**Exercise aim:**
Write out the entire listing below exactly, with the pictures left out.

**Records supplied:**
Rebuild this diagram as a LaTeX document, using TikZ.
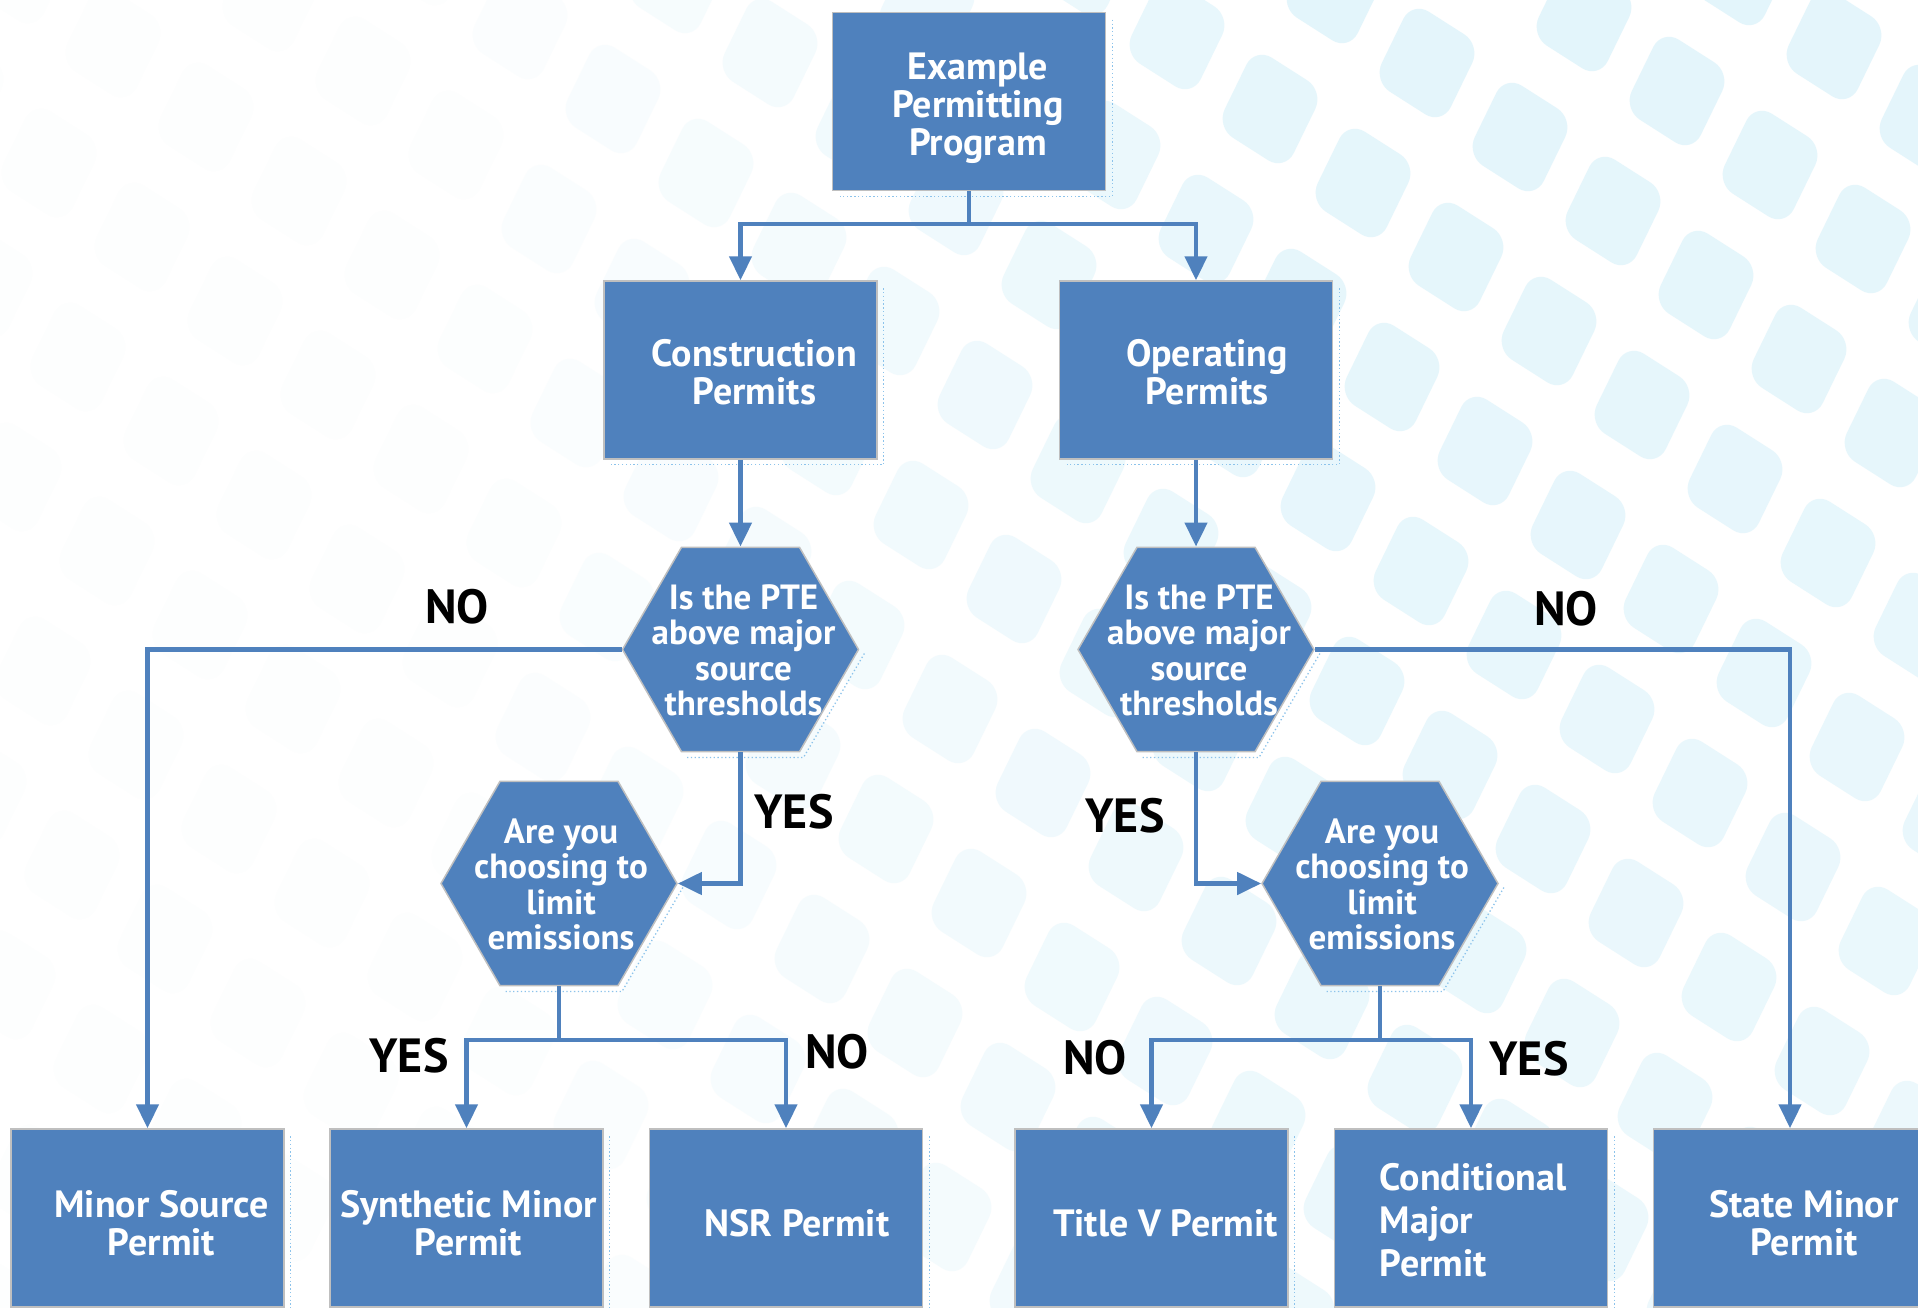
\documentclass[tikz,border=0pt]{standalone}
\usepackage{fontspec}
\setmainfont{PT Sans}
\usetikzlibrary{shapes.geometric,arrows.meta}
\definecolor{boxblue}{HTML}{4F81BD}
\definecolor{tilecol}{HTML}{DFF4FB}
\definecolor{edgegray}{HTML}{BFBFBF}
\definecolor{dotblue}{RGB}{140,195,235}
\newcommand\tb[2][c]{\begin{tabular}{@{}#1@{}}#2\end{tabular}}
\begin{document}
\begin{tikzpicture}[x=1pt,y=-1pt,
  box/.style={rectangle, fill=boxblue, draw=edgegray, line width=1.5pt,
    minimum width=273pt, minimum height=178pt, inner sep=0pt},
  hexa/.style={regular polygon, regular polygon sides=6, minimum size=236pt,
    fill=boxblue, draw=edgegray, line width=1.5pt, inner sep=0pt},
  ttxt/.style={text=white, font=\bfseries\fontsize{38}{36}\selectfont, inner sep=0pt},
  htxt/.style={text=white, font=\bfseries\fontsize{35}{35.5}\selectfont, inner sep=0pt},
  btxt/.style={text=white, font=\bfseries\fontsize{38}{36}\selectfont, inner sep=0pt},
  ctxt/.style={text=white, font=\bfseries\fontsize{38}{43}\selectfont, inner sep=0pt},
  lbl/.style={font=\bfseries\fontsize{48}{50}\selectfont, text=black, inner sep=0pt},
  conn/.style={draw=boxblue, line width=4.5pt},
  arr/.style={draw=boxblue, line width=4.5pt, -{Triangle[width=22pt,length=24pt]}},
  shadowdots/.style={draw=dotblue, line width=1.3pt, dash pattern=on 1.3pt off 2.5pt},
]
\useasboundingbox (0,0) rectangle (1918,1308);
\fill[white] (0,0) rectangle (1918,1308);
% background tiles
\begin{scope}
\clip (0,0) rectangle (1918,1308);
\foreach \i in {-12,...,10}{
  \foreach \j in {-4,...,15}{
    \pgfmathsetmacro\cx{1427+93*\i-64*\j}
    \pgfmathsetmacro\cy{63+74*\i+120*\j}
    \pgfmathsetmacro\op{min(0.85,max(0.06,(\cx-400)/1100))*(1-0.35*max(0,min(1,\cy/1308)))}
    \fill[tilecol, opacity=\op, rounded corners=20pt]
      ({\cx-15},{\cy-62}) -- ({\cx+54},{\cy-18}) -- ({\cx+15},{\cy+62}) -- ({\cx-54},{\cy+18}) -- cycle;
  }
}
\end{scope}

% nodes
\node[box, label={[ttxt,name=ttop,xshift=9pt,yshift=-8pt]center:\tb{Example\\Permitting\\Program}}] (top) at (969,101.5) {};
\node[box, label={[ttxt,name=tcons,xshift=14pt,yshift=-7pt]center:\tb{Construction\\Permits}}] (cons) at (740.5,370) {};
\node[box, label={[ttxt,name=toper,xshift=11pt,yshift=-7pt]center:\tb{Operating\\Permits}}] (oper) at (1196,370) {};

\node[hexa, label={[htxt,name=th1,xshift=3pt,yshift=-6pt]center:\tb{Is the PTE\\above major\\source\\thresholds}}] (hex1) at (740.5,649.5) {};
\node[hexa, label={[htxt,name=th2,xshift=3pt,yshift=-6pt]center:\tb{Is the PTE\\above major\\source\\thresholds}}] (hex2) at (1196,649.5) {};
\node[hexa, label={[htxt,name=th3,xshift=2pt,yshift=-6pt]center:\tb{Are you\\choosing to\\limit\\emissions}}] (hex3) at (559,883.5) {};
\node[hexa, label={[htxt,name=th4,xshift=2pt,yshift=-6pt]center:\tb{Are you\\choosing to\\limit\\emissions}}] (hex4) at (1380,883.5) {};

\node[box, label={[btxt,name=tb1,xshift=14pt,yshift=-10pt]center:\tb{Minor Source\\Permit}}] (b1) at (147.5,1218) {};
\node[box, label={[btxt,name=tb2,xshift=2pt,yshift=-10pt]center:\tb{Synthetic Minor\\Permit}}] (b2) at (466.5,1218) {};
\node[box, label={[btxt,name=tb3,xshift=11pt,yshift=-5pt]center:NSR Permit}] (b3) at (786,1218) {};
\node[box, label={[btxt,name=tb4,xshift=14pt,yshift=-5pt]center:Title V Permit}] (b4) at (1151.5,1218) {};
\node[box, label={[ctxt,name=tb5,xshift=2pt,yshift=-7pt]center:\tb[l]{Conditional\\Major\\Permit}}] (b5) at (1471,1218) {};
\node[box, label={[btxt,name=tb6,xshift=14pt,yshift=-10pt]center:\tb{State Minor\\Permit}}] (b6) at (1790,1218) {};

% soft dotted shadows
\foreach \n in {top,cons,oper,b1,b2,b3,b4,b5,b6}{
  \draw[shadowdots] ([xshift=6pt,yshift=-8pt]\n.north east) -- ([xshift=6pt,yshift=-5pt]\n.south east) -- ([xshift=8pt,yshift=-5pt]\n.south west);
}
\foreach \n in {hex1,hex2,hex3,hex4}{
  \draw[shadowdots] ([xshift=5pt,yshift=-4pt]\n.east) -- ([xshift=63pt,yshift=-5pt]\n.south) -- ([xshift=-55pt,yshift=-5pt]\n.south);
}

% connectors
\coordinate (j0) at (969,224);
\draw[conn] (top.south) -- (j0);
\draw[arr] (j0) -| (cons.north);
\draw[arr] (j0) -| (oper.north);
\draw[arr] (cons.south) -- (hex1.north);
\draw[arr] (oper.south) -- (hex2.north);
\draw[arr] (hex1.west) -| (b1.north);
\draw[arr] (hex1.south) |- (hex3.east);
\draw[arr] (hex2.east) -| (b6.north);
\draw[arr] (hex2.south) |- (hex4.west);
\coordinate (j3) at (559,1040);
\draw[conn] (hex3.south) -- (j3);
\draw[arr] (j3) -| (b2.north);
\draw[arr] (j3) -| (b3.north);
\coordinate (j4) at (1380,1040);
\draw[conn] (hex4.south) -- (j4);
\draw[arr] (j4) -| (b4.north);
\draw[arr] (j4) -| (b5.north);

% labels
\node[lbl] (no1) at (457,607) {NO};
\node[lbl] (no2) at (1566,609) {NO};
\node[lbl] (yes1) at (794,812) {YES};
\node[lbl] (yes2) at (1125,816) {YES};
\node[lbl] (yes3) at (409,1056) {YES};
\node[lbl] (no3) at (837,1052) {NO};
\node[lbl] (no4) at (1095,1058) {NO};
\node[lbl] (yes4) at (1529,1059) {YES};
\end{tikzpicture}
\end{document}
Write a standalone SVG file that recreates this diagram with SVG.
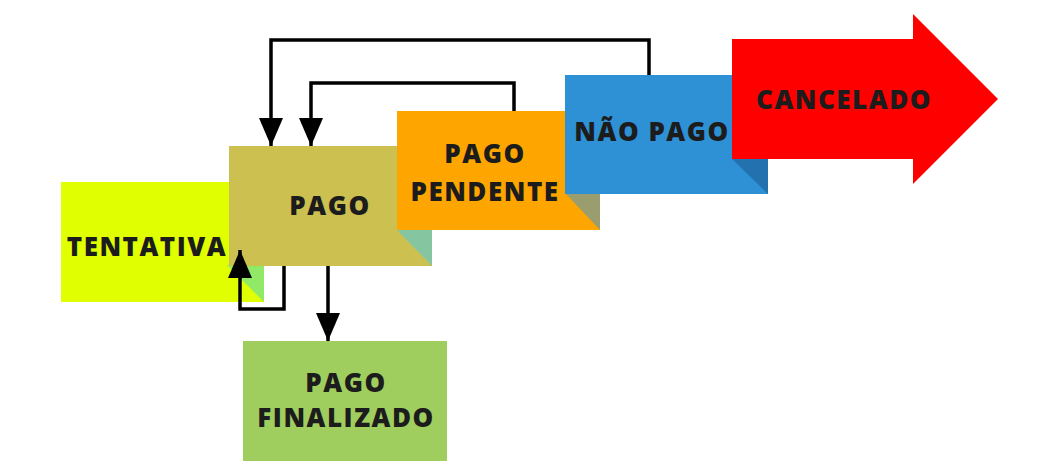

**The result:**
Rebuild this diagram as a LaTeX document, using TikZ.
\documentclass[tikz,border=0pt]{standalone}
\usepackage{fontspec}
\setmainfont{PT Sans}
\usetikzlibrary{shapes.geometric,arrows.meta}
\definecolor{boxblue}{HTML}{4F81BD}
\definecolor{tilecol}{HTML}{DFF4FB}
\definecolor{edgegray}{HTML}{BFBFBF}
\definecolor{dotblue}{RGB}{140,195,235}
\newcommand\tb[2][c]{\begin{tabular}{@{}#1@{}}#2\end{tabular}}
\begin{document}
\begin{tikzpicture}[x=1pt,y=-1pt,
  box/.style={rectangle, fill=boxblue, draw=edgegray, line width=1.5pt,
    minimum width=273pt, minimum height=178pt, inner sep=0pt},
  hexa/.style={regular polygon, regular polygon sides=6, minimum size=236pt,
    fill=boxblue, draw=edgegray, line width=1.5pt, inner sep=0pt},
  ttxt/.style={text=white, font=\bfseries\fontsize{38}{36}\selectfont, inner sep=0pt},
  htxt/.style={text=white, font=\bfseries\fontsize{35}{35.5}\selectfont, inner sep=0pt},
  btxt/.style={text=white, font=\bfseries\fontsize{38}{36}\selectfont, inner sep=0pt},
  ctxt/.style={text=white, font=\bfseries\fontsize{38}{43}\selectfont, inner sep=0pt},
  lbl/.style={font=\bfseries\fontsize{48}{50}\selectfont, text=black, inner sep=0pt},
  conn/.style={draw=boxblue, line width=4.5pt},
  arr/.style={draw=boxblue, line width=4.5pt, -{Triangle[width=22pt,length=24pt]}},
  shadowdots/.style={draw=dotblue, line width=1.3pt, dash pattern=on 1.3pt off 2.5pt},
]
\useasboundingbox (0,0) rectangle (1918,1308);
\fill[white] (0,0) rectangle (1918,1308);
% background tiles
\begin{scope}
\clip (0,0) rectangle (1918,1308);
\foreach \i in {-12,...,10}{
  \foreach \j in {-4,...,15}{
    \pgfmathsetmacro\cx{1427+93*\i-64*\j}
    \pgfmathsetmacro\cy{63+74*\i+120*\j}
    \pgfmathsetmacro\op{min(0.85,max(0.06,(\cx-400)/1100))*(1-0.35*max(0,min(1,\cy/1308)))}
    \fill[tilecol, opacity=\op, rounded corners=20pt]
      ({\cx-15},{\cy-62}) -- ({\cx+54},{\cy-18}) -- ({\cx+15},{\cy+62}) -- ({\cx-54},{\cy+18}) -- cycle;
  }
}
\end{scope}

% nodes
\node[box, label={[ttxt,name=ttop,xshift=9pt,yshift=-8pt]center:\tb{Example\\Permitting\\Program}}] (top) at (969,101.5) {};
\node[box, label={[ttxt,name=tcons,xshift=14pt,yshift=-7pt]center:\tb{Construction\\Permits}}] (cons) at (740.5,370) {};
\node[box, label={[ttxt,name=toper,xshift=11pt,yshift=-7pt]center:\tb{Operating\\Permits}}] (oper) at (1196,370) {};

\node[hexa, label={[htxt,name=th1,xshift=3pt,yshift=-6pt]center:\tb{Is the PTE\\above major\\source\\thresholds}}] (hex1) at (740.5,649.5) {};
\node[hexa, label={[htxt,name=th2,xshift=3pt,yshift=-6pt]center:\tb{Is the PTE\\above major\\source\\thresholds}}] (hex2) at (1196,649.5) {};
\node[hexa, label={[htxt,name=th3,xshift=2pt,yshift=-6pt]center:\tb{Are you\\choosing to\\limit\\emissions}}] (hex3) at (559,883.5) {};
\node[hexa, label={[htxt,name=th4,xshift=2pt,yshift=-6pt]center:\tb{Are you\\choosing to\\limit\\emissions}}] (hex4) at (1380,883.5) {};

\node[box, label={[btxt,name=tb1,xshift=14pt,yshift=-10pt]center:\tb{Minor Source\\Permit}}] (b1) at (147.5,1218) {};
\node[box, label={[btxt,name=tb2,xshift=2pt,yshift=-10pt]center:\tb{Synthetic Minor\\Permit}}] (b2) at (466.5,1218) {};
\node[box, label={[btxt,name=tb3,xshift=11pt,yshift=-5pt]center:NSR Permit}] (b3) at (786,1218) {};
\node[box, label={[btxt,name=tb4,xshift=14pt,yshift=-5pt]center:Title V Permit}] (b4) at (1151.5,1218) {};
\node[box, label={[ctxt,name=tb5,xshift=2pt,yshift=-7pt]center:\tb[l]{Conditional\\Major\\Permit}}] (b5) at (1471,1218) {};
\node[box, label={[btxt,name=tb6,xshift=14pt,yshift=-10pt]center:\tb{State Minor\\Permit}}] (b6) at (1790,1218) {};

% soft dotted shadows
\foreach \n in {top,cons,oper,b1,b2,b3,b4,b5,b6}{
  \draw[shadowdots] ([xshift=6pt,yshift=-8pt]\n.north east) -- ([xshift=6pt,yshift=-5pt]\n.south east) -- ([xshift=8pt,yshift=-5pt]\n.south west);
}
\foreach \n in {hex1,hex2,hex3,hex4}{
  \draw[shadowdots] ([xshift=5pt,yshift=-4pt]\n.east) -- ([xshift=63pt,yshift=-5pt]\n.south) -- ([xshift=-55pt,yshift=-5pt]\n.south);
}

% connectors
\coordinate (j0) at (969,224);
\draw[conn] (top.south) -- (j0);
\draw[arr] (j0) -| (cons.north);
\draw[arr] (j0) -| (oper.north);
\draw[arr] (cons.south) -- (hex1.north);
\draw[arr] (oper.south) -- (hex2.north);
\draw[arr] (hex1.west) -| (b1.north);
\draw[arr] (hex1.south) |- (hex3.east);
\draw[arr] (hex2.east) -| (b6.north);
\draw[arr] (hex2.south) |- (hex4.west);
\coordinate (j3) at (559,1040);
\draw[conn] (hex3.south) -- (j3);
\draw[arr] (j3) -| (b2.north);
\draw[arr] (j3) -| (b3.north);
\coordinate (j4) at (1380,1040);
\draw[conn] (hex4.south) -- (j4);
\draw[arr] (j4) -| (b4.north);
\draw[arr] (j4) -| (b5.north);

% labels
\node[lbl] (no1) at (457,607) {NO};
\node[lbl] (no2) at (1566,609) {NO};
\node[lbl] (yes1) at (794,812) {YES};
\node[lbl] (yes2) at (1125,816) {YES};
\node[lbl] (yes3) at (409,1056) {YES};
\node[lbl] (no3) at (837,1052) {NO};
\node[lbl] (no4) at (1095,1058) {NO};
\node[lbl] (yes4) at (1529,1059) {YES};
\end{tikzpicture}
\end{document}
Write a standalone SVG file that recreates this diagram with SVG.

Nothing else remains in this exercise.